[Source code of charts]

========================

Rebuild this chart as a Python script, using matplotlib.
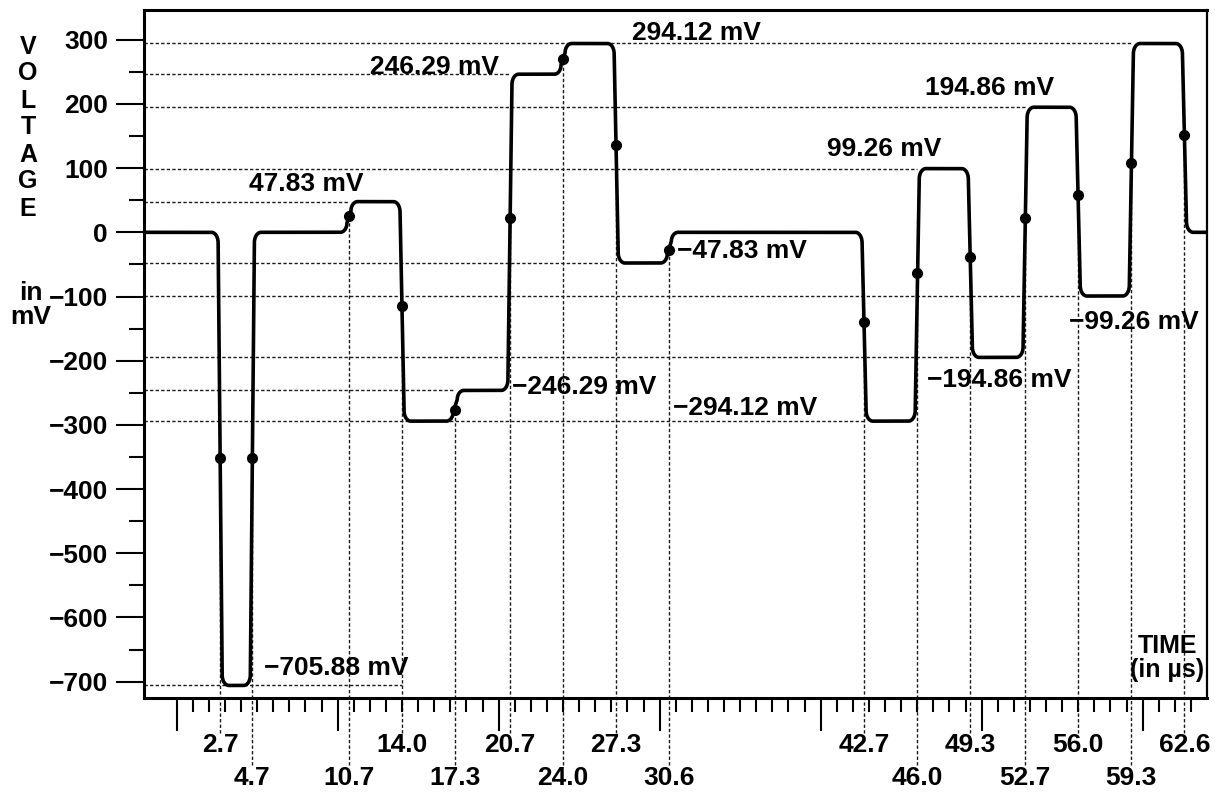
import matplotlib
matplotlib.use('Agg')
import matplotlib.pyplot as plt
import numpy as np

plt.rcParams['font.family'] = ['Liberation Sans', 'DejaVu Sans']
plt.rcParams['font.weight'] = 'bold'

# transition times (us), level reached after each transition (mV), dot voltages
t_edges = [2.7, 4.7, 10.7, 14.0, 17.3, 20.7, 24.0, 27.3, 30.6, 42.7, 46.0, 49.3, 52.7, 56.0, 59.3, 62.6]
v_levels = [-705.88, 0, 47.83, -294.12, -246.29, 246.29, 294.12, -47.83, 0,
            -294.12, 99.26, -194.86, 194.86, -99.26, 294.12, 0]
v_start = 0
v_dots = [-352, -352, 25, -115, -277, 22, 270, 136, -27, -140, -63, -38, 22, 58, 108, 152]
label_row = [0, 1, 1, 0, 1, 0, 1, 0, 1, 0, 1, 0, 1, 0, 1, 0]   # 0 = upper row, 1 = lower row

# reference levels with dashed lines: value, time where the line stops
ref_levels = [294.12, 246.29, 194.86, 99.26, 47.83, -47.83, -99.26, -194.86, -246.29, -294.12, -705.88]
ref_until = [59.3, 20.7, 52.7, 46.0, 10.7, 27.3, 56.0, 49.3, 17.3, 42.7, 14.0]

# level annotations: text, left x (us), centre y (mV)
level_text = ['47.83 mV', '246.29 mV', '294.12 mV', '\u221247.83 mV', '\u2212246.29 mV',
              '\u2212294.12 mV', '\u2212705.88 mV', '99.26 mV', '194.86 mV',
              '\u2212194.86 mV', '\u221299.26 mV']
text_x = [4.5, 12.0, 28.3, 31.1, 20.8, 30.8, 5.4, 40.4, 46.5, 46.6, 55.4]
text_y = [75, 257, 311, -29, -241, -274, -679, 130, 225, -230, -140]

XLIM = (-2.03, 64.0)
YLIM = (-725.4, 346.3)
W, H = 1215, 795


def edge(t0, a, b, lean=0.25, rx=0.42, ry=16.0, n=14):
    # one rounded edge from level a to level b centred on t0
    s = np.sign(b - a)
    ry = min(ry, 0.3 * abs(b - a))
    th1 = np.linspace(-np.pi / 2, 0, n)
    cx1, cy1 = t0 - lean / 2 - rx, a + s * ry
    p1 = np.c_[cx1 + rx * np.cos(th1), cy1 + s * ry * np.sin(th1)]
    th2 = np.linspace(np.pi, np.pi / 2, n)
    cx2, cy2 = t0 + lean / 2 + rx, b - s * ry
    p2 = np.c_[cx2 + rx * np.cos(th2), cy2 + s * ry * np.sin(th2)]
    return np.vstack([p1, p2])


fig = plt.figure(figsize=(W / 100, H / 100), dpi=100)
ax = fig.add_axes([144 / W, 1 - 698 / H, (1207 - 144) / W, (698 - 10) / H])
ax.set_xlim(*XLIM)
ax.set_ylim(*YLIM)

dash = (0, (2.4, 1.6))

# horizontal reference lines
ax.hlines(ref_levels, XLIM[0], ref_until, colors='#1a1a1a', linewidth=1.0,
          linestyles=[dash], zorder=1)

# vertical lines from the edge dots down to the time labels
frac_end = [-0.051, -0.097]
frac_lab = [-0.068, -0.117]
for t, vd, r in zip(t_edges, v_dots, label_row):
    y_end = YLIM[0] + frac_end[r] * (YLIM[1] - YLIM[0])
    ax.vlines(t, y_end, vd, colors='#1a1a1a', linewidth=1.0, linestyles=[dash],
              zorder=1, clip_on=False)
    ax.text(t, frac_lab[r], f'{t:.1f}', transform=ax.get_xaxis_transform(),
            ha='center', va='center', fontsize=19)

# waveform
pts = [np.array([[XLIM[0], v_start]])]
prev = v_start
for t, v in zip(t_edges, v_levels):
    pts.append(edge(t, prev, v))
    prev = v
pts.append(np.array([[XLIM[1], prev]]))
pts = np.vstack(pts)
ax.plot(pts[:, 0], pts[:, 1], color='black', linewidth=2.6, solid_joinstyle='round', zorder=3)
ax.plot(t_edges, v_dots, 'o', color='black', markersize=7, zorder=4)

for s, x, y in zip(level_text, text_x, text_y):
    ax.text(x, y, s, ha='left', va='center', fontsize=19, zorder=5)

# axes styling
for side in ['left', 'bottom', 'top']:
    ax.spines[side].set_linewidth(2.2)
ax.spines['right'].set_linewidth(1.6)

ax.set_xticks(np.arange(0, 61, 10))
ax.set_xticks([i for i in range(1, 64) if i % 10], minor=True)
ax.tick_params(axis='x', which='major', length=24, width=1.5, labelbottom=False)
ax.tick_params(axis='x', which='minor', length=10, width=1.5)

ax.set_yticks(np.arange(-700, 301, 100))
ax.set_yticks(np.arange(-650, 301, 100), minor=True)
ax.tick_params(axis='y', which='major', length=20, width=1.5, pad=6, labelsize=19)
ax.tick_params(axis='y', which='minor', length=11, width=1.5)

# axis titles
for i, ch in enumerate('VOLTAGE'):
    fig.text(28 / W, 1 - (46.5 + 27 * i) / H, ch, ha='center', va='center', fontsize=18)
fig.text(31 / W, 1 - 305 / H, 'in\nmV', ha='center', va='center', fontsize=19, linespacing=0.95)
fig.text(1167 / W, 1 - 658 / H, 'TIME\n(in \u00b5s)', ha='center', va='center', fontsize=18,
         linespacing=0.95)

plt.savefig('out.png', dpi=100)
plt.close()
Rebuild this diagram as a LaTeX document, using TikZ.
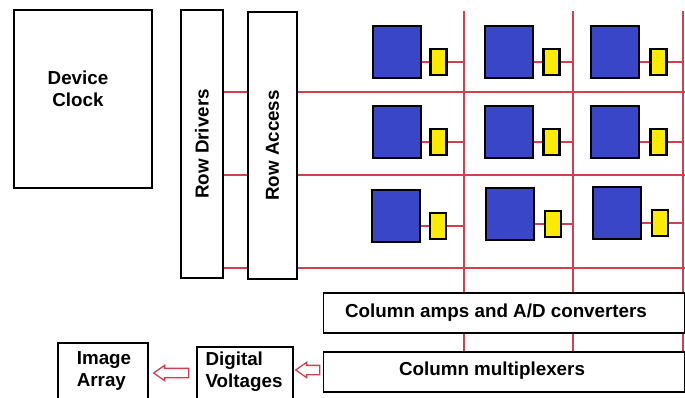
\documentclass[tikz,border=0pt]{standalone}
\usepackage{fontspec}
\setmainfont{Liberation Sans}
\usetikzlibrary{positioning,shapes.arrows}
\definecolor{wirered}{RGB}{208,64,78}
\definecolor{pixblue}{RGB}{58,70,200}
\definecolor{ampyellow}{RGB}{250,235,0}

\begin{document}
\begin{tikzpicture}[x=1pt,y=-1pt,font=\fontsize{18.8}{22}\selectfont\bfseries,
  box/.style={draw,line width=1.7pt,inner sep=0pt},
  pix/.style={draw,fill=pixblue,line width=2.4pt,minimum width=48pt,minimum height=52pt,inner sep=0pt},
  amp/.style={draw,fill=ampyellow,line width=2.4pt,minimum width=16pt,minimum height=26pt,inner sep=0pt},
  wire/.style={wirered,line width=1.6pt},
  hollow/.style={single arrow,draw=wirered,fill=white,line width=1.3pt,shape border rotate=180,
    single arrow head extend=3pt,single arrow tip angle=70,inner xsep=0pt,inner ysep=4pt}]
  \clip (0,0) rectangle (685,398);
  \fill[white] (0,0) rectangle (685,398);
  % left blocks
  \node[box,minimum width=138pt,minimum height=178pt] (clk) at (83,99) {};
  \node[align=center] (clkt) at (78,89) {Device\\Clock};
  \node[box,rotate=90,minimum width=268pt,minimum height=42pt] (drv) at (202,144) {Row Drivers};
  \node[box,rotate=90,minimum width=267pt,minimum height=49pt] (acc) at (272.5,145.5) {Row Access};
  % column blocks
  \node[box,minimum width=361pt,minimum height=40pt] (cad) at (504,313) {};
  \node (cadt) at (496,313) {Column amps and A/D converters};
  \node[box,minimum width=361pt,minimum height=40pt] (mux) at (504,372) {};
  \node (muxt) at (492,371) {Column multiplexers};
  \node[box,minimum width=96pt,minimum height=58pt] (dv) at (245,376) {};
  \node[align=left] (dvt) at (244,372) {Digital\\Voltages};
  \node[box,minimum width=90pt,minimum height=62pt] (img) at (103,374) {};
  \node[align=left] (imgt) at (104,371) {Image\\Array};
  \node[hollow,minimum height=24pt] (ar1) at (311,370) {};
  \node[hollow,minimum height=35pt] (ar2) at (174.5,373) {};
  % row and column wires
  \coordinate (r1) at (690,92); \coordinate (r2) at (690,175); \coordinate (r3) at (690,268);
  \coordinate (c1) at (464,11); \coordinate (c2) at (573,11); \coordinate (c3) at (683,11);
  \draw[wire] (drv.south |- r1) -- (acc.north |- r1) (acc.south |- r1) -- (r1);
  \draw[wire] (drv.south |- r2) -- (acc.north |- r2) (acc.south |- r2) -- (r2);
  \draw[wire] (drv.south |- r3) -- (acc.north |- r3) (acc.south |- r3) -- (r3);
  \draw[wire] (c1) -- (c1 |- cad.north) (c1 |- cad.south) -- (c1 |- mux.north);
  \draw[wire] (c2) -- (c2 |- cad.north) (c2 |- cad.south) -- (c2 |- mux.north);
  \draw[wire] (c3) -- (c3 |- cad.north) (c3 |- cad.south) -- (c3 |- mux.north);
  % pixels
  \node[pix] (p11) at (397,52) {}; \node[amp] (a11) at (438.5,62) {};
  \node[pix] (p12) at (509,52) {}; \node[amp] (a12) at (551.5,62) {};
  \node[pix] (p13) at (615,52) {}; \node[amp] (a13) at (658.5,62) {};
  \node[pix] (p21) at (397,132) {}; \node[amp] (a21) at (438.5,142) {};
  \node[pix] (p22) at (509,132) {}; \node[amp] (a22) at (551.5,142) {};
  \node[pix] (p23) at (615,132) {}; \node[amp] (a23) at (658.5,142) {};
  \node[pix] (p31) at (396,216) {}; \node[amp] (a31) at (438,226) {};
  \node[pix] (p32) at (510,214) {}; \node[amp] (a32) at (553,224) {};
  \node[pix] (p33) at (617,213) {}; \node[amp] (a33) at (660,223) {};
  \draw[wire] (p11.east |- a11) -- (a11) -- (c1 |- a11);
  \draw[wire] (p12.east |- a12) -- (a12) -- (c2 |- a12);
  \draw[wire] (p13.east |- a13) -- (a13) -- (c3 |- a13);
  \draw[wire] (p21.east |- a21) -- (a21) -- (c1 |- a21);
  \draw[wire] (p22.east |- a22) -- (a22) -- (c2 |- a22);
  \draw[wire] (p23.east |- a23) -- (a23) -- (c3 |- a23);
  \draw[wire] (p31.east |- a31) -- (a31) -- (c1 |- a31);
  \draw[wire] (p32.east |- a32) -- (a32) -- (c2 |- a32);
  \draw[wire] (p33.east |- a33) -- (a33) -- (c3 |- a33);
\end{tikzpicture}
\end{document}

========================

● **PROBLEM**: Only the lines from the start of the records to the line with "17.3, 42.7, 14.0]" belong in the copy. Print them exactly, minus pictures.

● **EXERCISE OUTPUT**:
Rebuild this chart as a Python script, using matplotlib.
import matplotlib
matplotlib.use('Agg')
import matplotlib.pyplot as plt
import numpy as np

plt.rcParams['font.family'] = ['Liberation Sans', 'DejaVu Sans']
plt.rcParams['font.weight'] = 'bold'

# transition times (us), level reached after each transition (mV), dot voltages
t_edges = [2.7, 4.7, 10.7, 14.0, 17.3, 20.7, 24.0, 27.3, 30.6, 42.7, 46.0, 49.3, 52.7, 56.0, 59.3, 62.6]
v_levels = [-705.88, 0, 47.83, -294.12, -246.29, 246.29, 294.12, -47.83, 0,
            -294.12, 99.26, -194.86, 194.86, -99.26, 294.12, 0]
v_start = 0
v_dots = [-352, -352, 25, -115, -277, 22, 270, 136, -27, -140, -63, -38, 22, 58, 108, 152]
label_row = [0, 1, 1, 0, 1, 0, 1, 0, 1, 0, 1, 0, 1, 0, 1, 0]   # 0 = upper row, 1 = lower row

# reference levels with dashed lines: value, time where the line stops
ref_levels = [294.12, 246.29, 194.86, 99.26, 47.83, -47.83, -99.26, -194.86, -246.29, -294.12, -705.88]
ref_until = [59.3, 20.7, 52.7, 46.0, 10.7, 27.3, 56.0, 49.3, 17.3, 42.7, 14.0]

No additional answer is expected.